## start Data extract

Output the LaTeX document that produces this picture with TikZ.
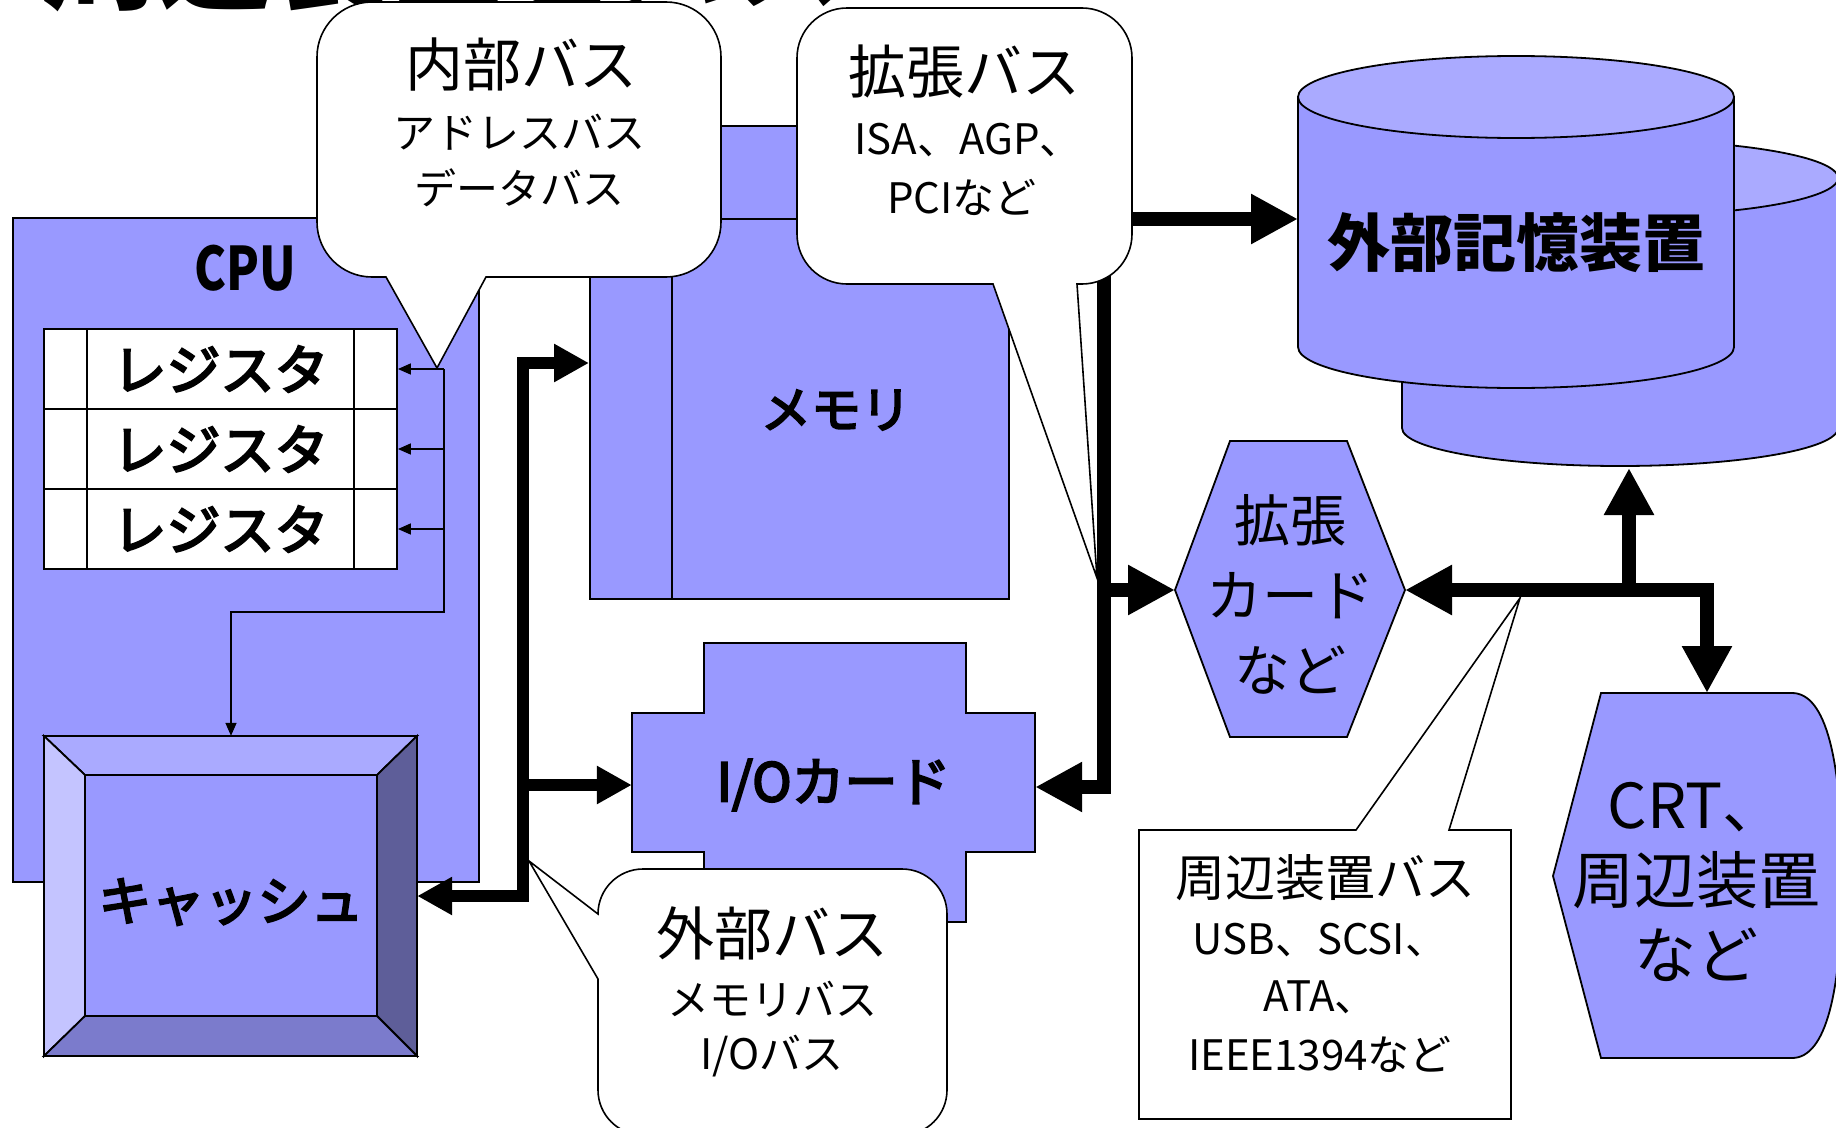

## end Data extract
## start Data extract

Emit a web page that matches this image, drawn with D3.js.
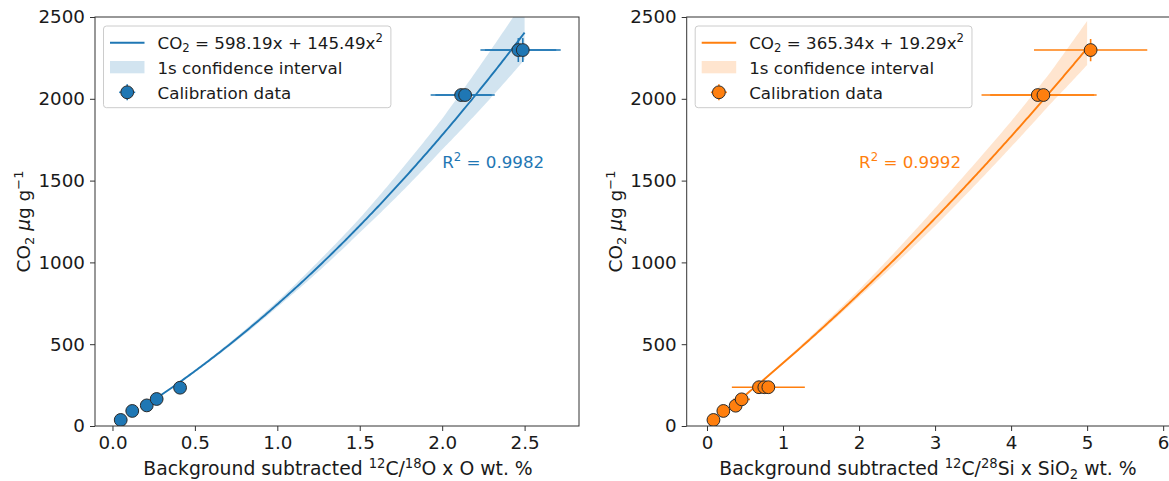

## end Data extract
## start Data extract

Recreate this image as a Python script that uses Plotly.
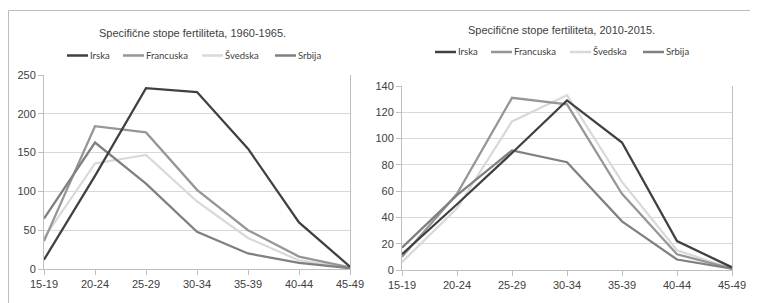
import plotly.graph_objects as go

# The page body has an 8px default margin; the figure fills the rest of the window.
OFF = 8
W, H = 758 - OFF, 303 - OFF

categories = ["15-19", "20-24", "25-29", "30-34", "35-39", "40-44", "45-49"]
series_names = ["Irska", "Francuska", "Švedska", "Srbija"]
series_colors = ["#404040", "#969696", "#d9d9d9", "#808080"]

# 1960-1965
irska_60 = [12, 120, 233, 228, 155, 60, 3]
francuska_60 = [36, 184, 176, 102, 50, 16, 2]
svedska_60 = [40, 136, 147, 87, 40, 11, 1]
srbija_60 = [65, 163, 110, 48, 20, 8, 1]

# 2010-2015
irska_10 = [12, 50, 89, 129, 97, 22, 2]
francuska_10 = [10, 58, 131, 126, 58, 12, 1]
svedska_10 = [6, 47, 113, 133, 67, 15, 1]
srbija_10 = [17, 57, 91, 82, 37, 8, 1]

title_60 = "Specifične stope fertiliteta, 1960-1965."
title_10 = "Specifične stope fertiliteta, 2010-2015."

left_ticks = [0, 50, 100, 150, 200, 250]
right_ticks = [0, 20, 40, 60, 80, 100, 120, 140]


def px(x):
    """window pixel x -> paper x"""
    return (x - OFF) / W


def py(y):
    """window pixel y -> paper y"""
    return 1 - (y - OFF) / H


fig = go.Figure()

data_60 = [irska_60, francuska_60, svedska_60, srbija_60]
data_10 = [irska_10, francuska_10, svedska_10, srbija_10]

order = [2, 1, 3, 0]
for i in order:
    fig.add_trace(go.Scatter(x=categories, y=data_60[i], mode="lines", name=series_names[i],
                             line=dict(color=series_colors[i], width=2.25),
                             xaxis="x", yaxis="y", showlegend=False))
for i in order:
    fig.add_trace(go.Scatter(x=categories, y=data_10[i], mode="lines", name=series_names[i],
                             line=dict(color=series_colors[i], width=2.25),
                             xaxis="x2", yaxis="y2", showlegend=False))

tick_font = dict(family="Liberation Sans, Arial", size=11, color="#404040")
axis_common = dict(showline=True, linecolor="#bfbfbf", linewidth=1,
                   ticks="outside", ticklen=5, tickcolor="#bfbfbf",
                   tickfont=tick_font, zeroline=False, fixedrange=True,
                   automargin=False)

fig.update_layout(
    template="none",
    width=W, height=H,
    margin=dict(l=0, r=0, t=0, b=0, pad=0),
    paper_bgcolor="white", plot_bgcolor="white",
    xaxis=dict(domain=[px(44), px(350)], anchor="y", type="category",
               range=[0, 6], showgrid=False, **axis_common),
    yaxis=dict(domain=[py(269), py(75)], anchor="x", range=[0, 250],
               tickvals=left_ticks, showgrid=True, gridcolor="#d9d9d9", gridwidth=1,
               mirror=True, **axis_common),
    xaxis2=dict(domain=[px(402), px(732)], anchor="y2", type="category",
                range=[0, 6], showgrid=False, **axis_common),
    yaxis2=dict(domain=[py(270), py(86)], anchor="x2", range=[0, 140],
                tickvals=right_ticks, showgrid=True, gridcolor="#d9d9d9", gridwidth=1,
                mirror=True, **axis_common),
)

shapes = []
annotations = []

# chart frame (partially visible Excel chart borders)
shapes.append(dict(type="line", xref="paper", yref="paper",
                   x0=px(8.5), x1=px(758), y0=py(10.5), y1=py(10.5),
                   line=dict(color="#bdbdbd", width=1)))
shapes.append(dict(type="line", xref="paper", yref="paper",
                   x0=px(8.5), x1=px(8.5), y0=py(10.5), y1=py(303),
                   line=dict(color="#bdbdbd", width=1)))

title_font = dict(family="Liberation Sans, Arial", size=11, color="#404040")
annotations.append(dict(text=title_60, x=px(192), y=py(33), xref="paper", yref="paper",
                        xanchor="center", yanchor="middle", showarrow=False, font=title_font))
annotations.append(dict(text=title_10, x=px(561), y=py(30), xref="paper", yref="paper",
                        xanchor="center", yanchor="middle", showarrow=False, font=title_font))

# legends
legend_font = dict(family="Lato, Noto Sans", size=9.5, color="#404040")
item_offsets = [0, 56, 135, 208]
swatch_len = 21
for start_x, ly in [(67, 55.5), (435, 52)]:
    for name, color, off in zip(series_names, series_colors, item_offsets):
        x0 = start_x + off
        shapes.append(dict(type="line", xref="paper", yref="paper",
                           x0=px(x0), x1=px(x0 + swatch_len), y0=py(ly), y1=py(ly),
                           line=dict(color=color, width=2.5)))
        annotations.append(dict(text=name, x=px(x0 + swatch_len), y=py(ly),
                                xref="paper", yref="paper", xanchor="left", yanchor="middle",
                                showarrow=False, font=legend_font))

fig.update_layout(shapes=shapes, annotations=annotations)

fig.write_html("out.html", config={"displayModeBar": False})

## end Data extract

## [Task prompt]
Only the lines starting at the line with "Recreate this image" and ending at the line with "automargin=False)" should be printed again, exactly and with both ends kept; omit the pictures.

## [Answer to the exercise]
Recreate this image as a Python script that uses Plotly.
import plotly.graph_objects as go

# The page body has an 8px default margin; the figure fills the rest of the window.
OFF = 8
W, H = 758 - OFF, 303 - OFF

categories = ["15-19", "20-24", "25-29", "30-34", "35-39", "40-44", "45-49"]
series_names = ["Irska", "Francuska", "Švedska", "Srbija"]
series_colors = ["#404040", "#969696", "#d9d9d9", "#808080"]

# 1960-1965
irska_60 = [12, 120, 233, 228, 155, 60, 3]
francuska_60 = [36, 184, 176, 102, 50, 16, 2]
svedska_60 = [40, 136, 147, 87, 40, 11, 1]
srbija_60 = [65, 163, 110, 48, 20, 8, 1]

# 2010-2015
irska_10 = [12, 50, 89, 129, 97, 22, 2]
francuska_10 = [10, 58, 131, 126, 58, 12, 1]
svedska_10 = [6, 47, 113, 133, 67, 15, 1]
srbija_10 = [17, 57, 91, 82, 37, 8, 1]

title_60 = "Specifične stope fertiliteta, 1960-1965."
title_10 = "Specifične stope fertiliteta, 2010-2015."

left_ticks = [0, 50, 100, 150, 200, 250]
right_ticks = [0, 20, 40, 60, 80, 100, 120, 140]


def px(x):
    """window pixel x -> paper x"""
    return (x - OFF) / W


def py(y):
    """window pixel y -> paper y"""
    return 1 - (y - OFF) / H


fig = go.Figure()

data_60 = [irska_60, francuska_60, svedska_60, srbija_60]
data_10 = [irska_10, francuska_10, svedska_10, srbija_10]

order = [2, 1, 3, 0]
for i in order:
    fig.add_trace(go.Scatter(x=categories, y=data_60[i], mode="lines", name=series_names[i],
                             line=dict(color=series_colors[i], width=2.25),
                             xaxis="x", yaxis="y", showlegend=False))
for i in order:
    fig.add_trace(go.Scatter(x=categories, y=data_10[i], mode="lines", name=series_names[i],
                             line=dict(color=series_colors[i], width=2.25),
                             xaxis="x2", yaxis="y2", showlegend=False))

tick_font = dict(family="Liberation Sans, Arial", size=11, color="#404040")
axis_common = dict(showline=True, linecolor="#bfbfbf", linewidth=1,
                   ticks="outside", ticklen=5, tickcolor="#bfbfbf",
                   tickfont=tick_font, zeroline=False, fixedrange=True,
                   automargin=False)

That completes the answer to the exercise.